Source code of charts

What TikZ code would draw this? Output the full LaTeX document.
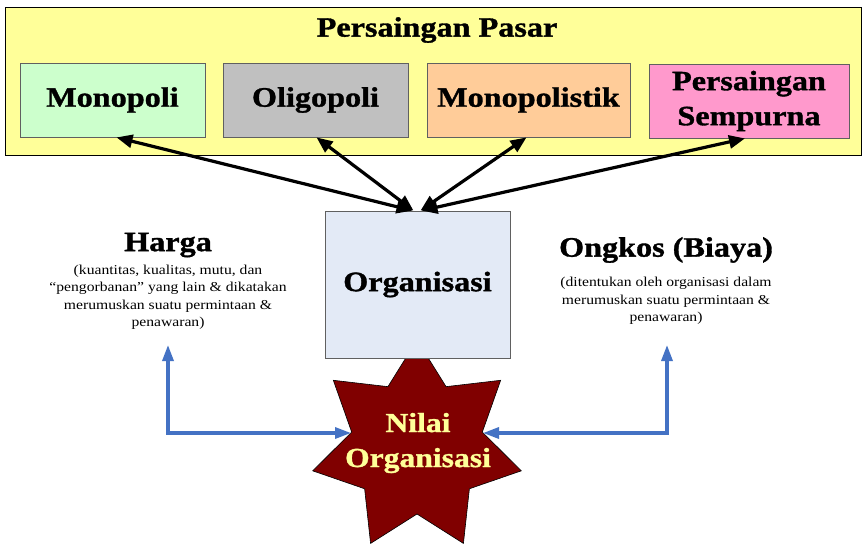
\documentclass[tikz,border=0pt]{standalone}
\usepackage{fontspec}
\usetikzlibrary{arrows.meta,calc}
\newfontfamily\camb[FakeStretch=1.15,FakeBold=1.2]{Liberation Serif}
\newfontfamily\cambr[FakeStretch=1.15]{Liberation Serif}
\definecolor{bgyellow}{HTML}{FFFF99}
\definecolor{cgreen}{HTML}{CCFFCC}
\definecolor{cgray}{HTML}{C0C0C0}
\definecolor{corange}{HTML}{FFCC99}
\definecolor{cpink}{HTML}{FF99CC}
\definecolor{corg}{HTML}{E3EAF6}
\definecolor{cstar}{HTML}{800000}
\definecolor{cblue}{HTML}{4472C4}
\definecolor{cborder}{HTML}{606060}
\tikzset{
  market/.style={draw=cborder, line width=0.8pt, minimum height=74pt, inner sep=0pt, align=center,
     font=\camb\bfseries\fontsize{28}{35}\selectfont},
  blackarr/.style={line width=3.2pt, {Triangle[length=16pt,width=13pt]}-{Triangle[length=16pt,width=13pt]}},
  bluearr/.style={cblue, line width=3.2pt, {Triangle[length=16pt,width=11pt]}-{Triangle[length=16pt,width=11pt]}},
  bigtitle/.style={font=\camb\bfseries\fontsize{28}{32}\selectfont, inner sep=0pt},
  subtext/.style={font=\cambr\fontsize{13.6}{17.5}\selectfont, align=center, inner sep=0pt},
}
\begin{document}
\begin{tikzpicture}[x=1pt,y=-1pt]
\useasboundingbox (0,0) rectangle (866,544);
\fill[white] (0,0) rectangle (866,544);
% outer yellow box
\node[draw=black, line width=1pt, fill=bgyellow, minimum width=856pt, minimum height=148pt, inner sep=0pt] (pasar) at (433,81) {};
\node[font=\camb\bfseries\fontsize{28}{30}\selectfont, inner sep=0pt] (ptitle) at (437,30) {Persaingan Pasar};
% market boxes
\node[market, fill=cgreen, minimum width=185pt] (mono) at (112.5,100) {Monopoli};
\node[market, fill=cgray, minimum width=185pt] (oligo) at (315.5,100) {Oligopoli};
\node[market, fill=corange, minimum width=203pt] (monop) at (528.5,100) {Monopolistik};
\node[market, fill=cpink, minimum width=200pt] (psem) at (749,101) {Persaingan\\Sempurna};
% star (behind the organisation box)
\begin{scope}[shift={(417,447)}]
\draw[fill=cstar, draw=black, line width=0.6pt] (-90:107) -- (-64.29:67) -- (-38.57:107) -- (-12.86:67) -- (12.86:107) -- (38.57:67) -- (64.29:107) -- (90:67) -- (115.71:107) -- (141.43:67) -- (167.14:107) -- (192.86:67) -- (218.57:107) -- (244.29:67) -- cycle;
\end{scope}
\node[font=\camb\bfseries\fontsize{27.5}{35}\selectfont, text=bgyellow, align=center, inner sep=0pt] (nilai) at (418,443) {Nilai\\Organisasi};
% organisation box
\node[draw=cborder, line width=0.8pt, fill=corg, minimum width=185pt, minimum height=147pt, inner sep=0pt,
      font=\camb\bfseries\fontsize{28}{32}\selectfont] (org) at (417.5,284.5) {Organisasi};
% black arrows
\draw[blackarr] ([xshift=4pt]mono.south) -- ([xshift=-5pt]org.north);
\draw[blackarr] ([xshift=1pt]oligo.south) -- ([xshift=-4pt]org.north);
\draw[blackarr] ([xshift=-2pt]monop.south) -- ([xshift=3pt]org.north);
\draw[blackarr] ([xshift=-4pt]psem.south) -- ([xshift=4pt]org.north);
% Harga
\node[bigtitle] (harga) at (168,245) {Harga};
\node[subtext] (hsub) at (168,297) {(kuantitas, kualitas, mutu, dan\\“pengorbanan” yang lain \& dikatakan\\merumuskan suatu permintaan \&\\penawaran)};
% Ongkos
\node[bigtitle] (ongkos) at (666,250) {Ongkos (Biaya)};
\node[subtext] (osub) at (666,301) {(ditentukan oleh organisasi dalam\\merumuskan suatu permintaan \&\\penawaran)};
% blue connectors
\coordinate (hl) at (168,345);
\coordinate (nl) at (351,433);
\coordinate (ol) at (667,345);
\coordinate (nr) at (483,433);
\draw[bluearr] (nl) -- (nl -| hl) -- (hl);
\draw[bluearr] (nr) -- (nr -| ol) -- (ol);
\end{tikzpicture}
\end{document}
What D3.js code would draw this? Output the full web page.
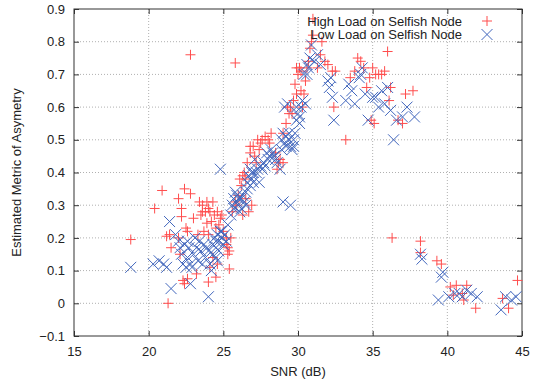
<!DOCTYPE html>
<html>
<head>
<meta charset="utf-8">
<script src="https://cdn.jsdelivr.net/npm/d3@7"></script>
<style>
  body { margin: 0; background: #fff; }
  svg text { font-family: "Liberation Sans", Arial, sans-serif; fill: #222; }
</style>
</head>
<body>
<div id="chart"></div>
<script>
// SNR (dB), estimated metric
const highLoad = [
  [22.8, 0.76], [25.8, 0.735], [18.8, 0.195], [21.3, 0.0], [20.4, 0.29], [20.9, 0.345],
  [22.4, 0.35], [22.0, 0.32], [22.8, 0.335], [21.2, 0.205], [21.4, 0.21], [21.5, 0.17],
  [22.2, 0.29], [22.2, 0.265], [22.5, 0.23], [22.6, 0.22], [23.0, 0.26], [22.3, 0.07],
  [22.4, 0.06], [22.6, 0.075], [23.2, 0.09], [24.0, 0.065], [24.5, 0.08], [25.4, 0.105],
  [24.6, 0.12], [24.3, 0.14], [22.1, 0.15], [22.0, 0.2], [23.4, 0.31], [23.6, 0.3],
  [23.8, 0.28], [23.5, 0.27], [24.0, 0.29], [24.3, 0.31], [24.1, 0.28], [24.4, 0.27],
  [24.6, 0.28], [24.8, 0.26], [24.9, 0.27], [23.9, 0.245], [24.2, 0.25], [24.5, 0.23],
  [25.0, 0.22], [25.2, 0.2], [25.3, 0.17], [25.4, 0.16], [25.2, 0.18], [24.0, 0.21],
  [23.7, 0.22], [23.6, 0.28], [23.9, 0.31], [24.7, 0.24], [23.3, 0.21], [24.1, 0.11],
  [25.6, 0.28], [25.8, 0.31], [26.0, 0.33], [26.2, 0.36], [26.3, 0.39], [26.1, 0.38],
  [26.5, 0.32], [26.7, 0.28], [26.9, 0.3], [26.6, 0.43], [26.8, 0.46], [26.8, 0.48],
  [27.1, 0.45], [27.0, 0.48], [27.3, 0.5], [27.6, 0.5], [27.8, 0.51], [28.0, 0.5],
  [28.2, 0.52], [27.4, 0.47], [27.2, 0.43], [26.5, 0.38], [28.5, 0.46], [28.8, 0.44],
  [29.0, 0.43], [28.6, 0.41], [29.0, 0.52], [29.2, 0.55], [29.4, 0.58], [29.5, 0.6],
  [29.7, 0.62], [29.9, 0.64], [29.8, 0.67], [30.0, 0.7], [30.1, 0.72], [29.9, 0.72],
  [30.2, 0.65], [30.4, 0.64], [30.3, 0.6], [30.5, 0.68], [30.6, 0.72], [30.7, 0.74],
  [30.8, 0.78], [30.9, 0.8], [31.0, 0.82], [31.0, 0.87], [31.6, 0.8], [31.5, 0.76],
  [31.3, 0.72], [31.8, 0.74], [32.0, 0.73], [32.3, 0.71], [32.5, 0.71], [32.4, 0.6],
  [33.2, 0.5], [33.5, 0.69], [33.8, 0.71], [34.0, 0.75], [34.2, 0.74], [34.4, 0.72],
  [34.6, 0.66], [34.8, 0.69], [35.0, 0.72], [35.2, 0.7], [35.4, 0.7], [35.6, 0.7],
  [35.8, 0.71], [36.0, 0.77], [36.2, 0.66], [36.1, 0.62], [35.1, 0.55], [34.9, 0.56],
  [36.7, 0.56], [37.0, 0.55], [37.2, 0.64], [37.7, 0.65], [36.3, 0.2], [38.2, 0.19],
  [38.2, 0.155], [39.3, 0.13], [39.6, 0.12], [40.2, 0.05], [40.6, 0.055], [41.0, 0.03],
  [41.3, 0.055], [41.1, 0.01], [41.9, -0.015], [43.7, 0.015], [44.1, -0.015], [44.7, 0.07],
  [40.4, 0.025], [26.3, 0.27], [25.9, 0.3], [26.4, 0.4], [27.5, 0.49], [28.1, 0.49],
  [28.7, 0.43], [29.3, 0.6], [30.2, 0.71], [29.6, 0.58], [25.5, 0.2], [25.3, 0.15]
];

const lowLoad = [
  [18.8, 0.11], [20.3, 0.12], [20.7, 0.13], [21.0, 0.12], [21.2, 0.11], [21.4, 0.25],
  [21.5, 0.045], [21.8, 0.21], [22.0, 0.19], [22.1, 0.17], [22.2, 0.15], [22.3, 0.12],
  [22.5, 0.11], [22.6, 0.19], [22.7, 0.17], [22.8, 0.12], [22.9, 0.11], [22.8, 0.06],
  [23.0, 0.15], [23.3, 0.13], [23.4, 0.19], [23.6, 0.12], [23.8, 0.14], [23.9, 0.17],
  [24.0, 0.02], [24.1, 0.12], [24.3, 0.15], [24.5, 0.17], [24.4, 0.2], [24.6, 0.21],
  [24.7, 0.19], [24.8, 0.22], [24.9, 0.2], [25.0, 0.18], [24.6, 0.13], [24.8, 0.41],
  [22.4, 0.18], [23.1, 0.2], [23.7, 0.18], [24.2, 0.1], [24.5, 0.14], [25.1, 0.21],
  [25.3, 0.24], [25.5, 0.27], [25.6, 0.3], [25.7, 0.32], [25.8, 0.34], [25.9, 0.31],
  [26.0, 0.3], [26.1, 0.28], [26.2, 0.32], [26.4, 0.31], [26.5, 0.34], [26.6, 0.37],
  [26.7, 0.39], [26.8, 0.41], [26.9, 0.38], [27.0, 0.4], [27.1, 0.44], [27.2, 0.4],
  [27.4, 0.37], [27.5, 0.42], [27.7, 0.43], [27.9, 0.46], [28.0, 0.44], [28.2, 0.47],
  [28.4, 0.45], [28.6, 0.43], [28.8, 0.41], [28.9, 0.5], [29.0, 0.52], [29.1, 0.49],
  [29.2, 0.51], [29.4, 0.5], [29.5, 0.48], [29.6, 0.47], [29.7, 0.5], [29.8, 0.52],
  [29.0, 0.31], [29.5, 0.3], [29.1, 0.6], [29.3, 0.61], [29.9, 0.56], [30.0, 0.58],
  [30.1, 0.55], [30.2, 0.6], [30.3, 0.62], [30.5, 0.61], [30.4, 0.7], [30.6, 0.73],
  [30.7, 0.72], [30.8, 0.75], [30.9, 0.79], [31.1, 0.74], [31.3, 0.76], [31.5, 0.73],
  [32.0, 0.68], [32.1, 0.66], [32.3, 0.63], [32.4, 0.56], [32.2, 0.69], [33.2, 0.62],
  [33.4, 0.67], [33.6, 0.65], [33.8, 0.61], [34.1, 0.69], [34.3, 0.72], [34.2, 0.7],
  [34.5, 0.64], [34.7, 0.56], [35.0, 0.63], [35.2, 0.63], [35.4, 0.6], [35.6, 0.65],
  [35.8, 0.61], [36.0, 0.66], [36.2, 0.59], [36.4, 0.5], [36.6, 0.56], [37.0, 0.57],
  [37.3, 0.6], [37.8, 0.57], [38.2, 0.15], [38.3, 0.135], [39.4, 0.01], [39.6, 0.08],
  [39.7, 0.095], [40.1, 0.02], [40.5, 0.03], [40.8, 0.03], [41.0, 0.02], [41.3, 0.04],
  [41.6, 0.03], [42.0, 0.02], [43.6, -0.02], [43.9, 0.02], [44.3, 0.01], [44.6, 0.02],
  [25.7, 0.29], [25.9, 0.33], [26.0, 0.32], [26.2, 0.29], [26.3, 0.33], [26.5, 0.3],
  [26.6, 0.35], [26.8, 0.36], [26.9, 0.4], [27.0, 0.37], [27.3, 0.41], [27.6, 0.41],
  [27.8, 0.42], [28.1, 0.45], [28.3, 0.46], [28.5, 0.44], [28.9, 0.47], [29.2, 0.48],
  [29.4, 0.52], [29.7, 0.48], [29.9, 0.6], [30.1, 0.57], [30.6, 0.7], [24.5, 0.19],
  [24.7, 0.16], [24.3, 0.18], [24.9, 0.22], [25.2, 0.19], [23.2, 0.17], [22.6, 0.14],
  [23.5, 0.16], [24.0, 0.16]
];

const xTicks = [15, 20, 25, 30, 35, 40, 45];
const yTicks = [-0.1, 0, 0.1, 0.2, 0.3, 0.4, 0.5, 0.6, 0.7, 0.8, 0.9];
const seriesNames = ['High Load on Selfish Node', 'Low Load on Selfish Node'];

const width = 533, height = 381;
const margin = { top: 9, right: 11, bottom: 45, left: 74 };
const innerW = width - margin.left - margin.right;
const innerH = height - margin.top - margin.bottom;
const red = '#ff4d4d', blue = '#4166bd';

const svg = d3.select('#chart').append('svg')
  .attr('width', width)
  .attr('height', height);

const g = svg.append('g')
  .attr('transform', `translate(${margin.left},${margin.top})`);

const x = d3.scaleLinear().domain([15, 45]).range([0, innerW]);
const y = d3.scaleLinear().domain([-0.1, 0.9]).range([innerH, 0]);

// dotted grid
g.append('g').selectAll('line').data(xTicks.slice(1, -1)).join('line')
  .attr('x1', d => x(d)).attr('x2', d => x(d))
  .attr('y1', 0).attr('y2', innerH)
  .attr('stroke', '#b0b0b0').attr('stroke-dasharray', '1,2');
g.append('g').selectAll('line').data(yTicks.slice(1, -1)).join('line')
  .attr('x1', 0).attr('x2', innerW)
  .attr('y1', d => y(d)).attr('y2', d => y(d))
  .attr('stroke', '#b0b0b0').attr('stroke-dasharray', '1,2');

// axes, ticks inward and mirrored like gnuplot
const yFmt = d => (Math.abs(d) < 1e-9 ? '0' : d3.format('.1f')(d));

function styleAxis(sel) {
  sel.select('.domain').remove();
  sel.selectAll('.tick line').attr('stroke', '#333');
  sel.selectAll('.tick text').style('font-size', '13px').attr('fill', '#222');
}

g.append('g').attr('transform', `translate(0,${innerH})`)
  .call(d3.axisBottom(x).tickValues(xTicks).tickSize(-5).tickPadding(11))
  .call(styleAxis);
g.append('g')
  .call(d3.axisTop(x).tickValues(xTicks).tickSize(-5).tickFormat(''))
  .call(styleAxis);
g.append('g')
  .call(d3.axisLeft(y).tickValues(yTicks).tickSize(-5).tickPadding(9).tickFormat(yFmt))
  .call(styleAxis);
g.append('g').attr('transform', `translate(${innerW},0)`)
  .call(d3.axisRight(y).tickValues(yTicks).tickSize(-5).tickFormat(''))
  .call(styleAxis);

g.append('rect')
  .attr('width', innerW).attr('height', innerH)
  .attr('fill', 'none').attr('stroke', '#333').attr('stroke-width', 1);

// markers
const sp = 5, sx = 5.5;
const plusPath = `M${-sp},0H${sp}M0,${-sp}V${sp}`;
const crossPath = `M${-sx},${-sx}L${sx},${sx}M${-sx},${sx}L${sx},${-sx}`;

g.append('g').selectAll('path').data(highLoad).join('path')
  .attr('transform', d => `translate(${x(d[0])},${y(d[1])})`)
  .attr('d', plusPath)
  .attr('stroke', red).attr('stroke-width', 1).attr('fill', 'none');

g.append('g').selectAll('path').data(lowLoad).join('path')
  .attr('transform', d => `translate(${x(d[0])},${y(d[1])})`)
  .attr('d', crossPath)
  .attr('stroke', blue).attr('stroke-width', 1).attr('fill', 'none');

// legend
const legend = svg.append('g');
seriesNames.forEach((name, i) => {
  const ly = 21 + i * 13.5;
  legend.append('text')
    .attr('x', 462).attr('y', ly).attr('dy', '0.35em')
    .attr('text-anchor', 'end')
    .style('font-size', '13px')
    .text(name);
  legend.append('path')
    .attr('transform', `translate(487,${ly})`)
    .attr('d', i === 0 ? plusPath : crossPath)
    .attr('stroke', i === 0 ? red : blue).attr('fill', 'none');
});

// axis titles
svg.append('text')
  .attr('x', margin.left + innerW / 2).attr('y', 376)
  .attr('text-anchor', 'middle')
  .style('font-size', '13px')
  .text('SNR (dB)');

svg.append('text')
  .attr('transform', `translate(21,${margin.top + innerH / 2}) rotate(-90)`)
  .attr('text-anchor', 'middle')
  .style('font-size', '13px')
  .text('Estimated Metric of Asymetry');
</script>
</body>
</html>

● Problem to work on:
Find how many lines of the material carry the string "this". Only the number should be in the answer.

● The reply:
2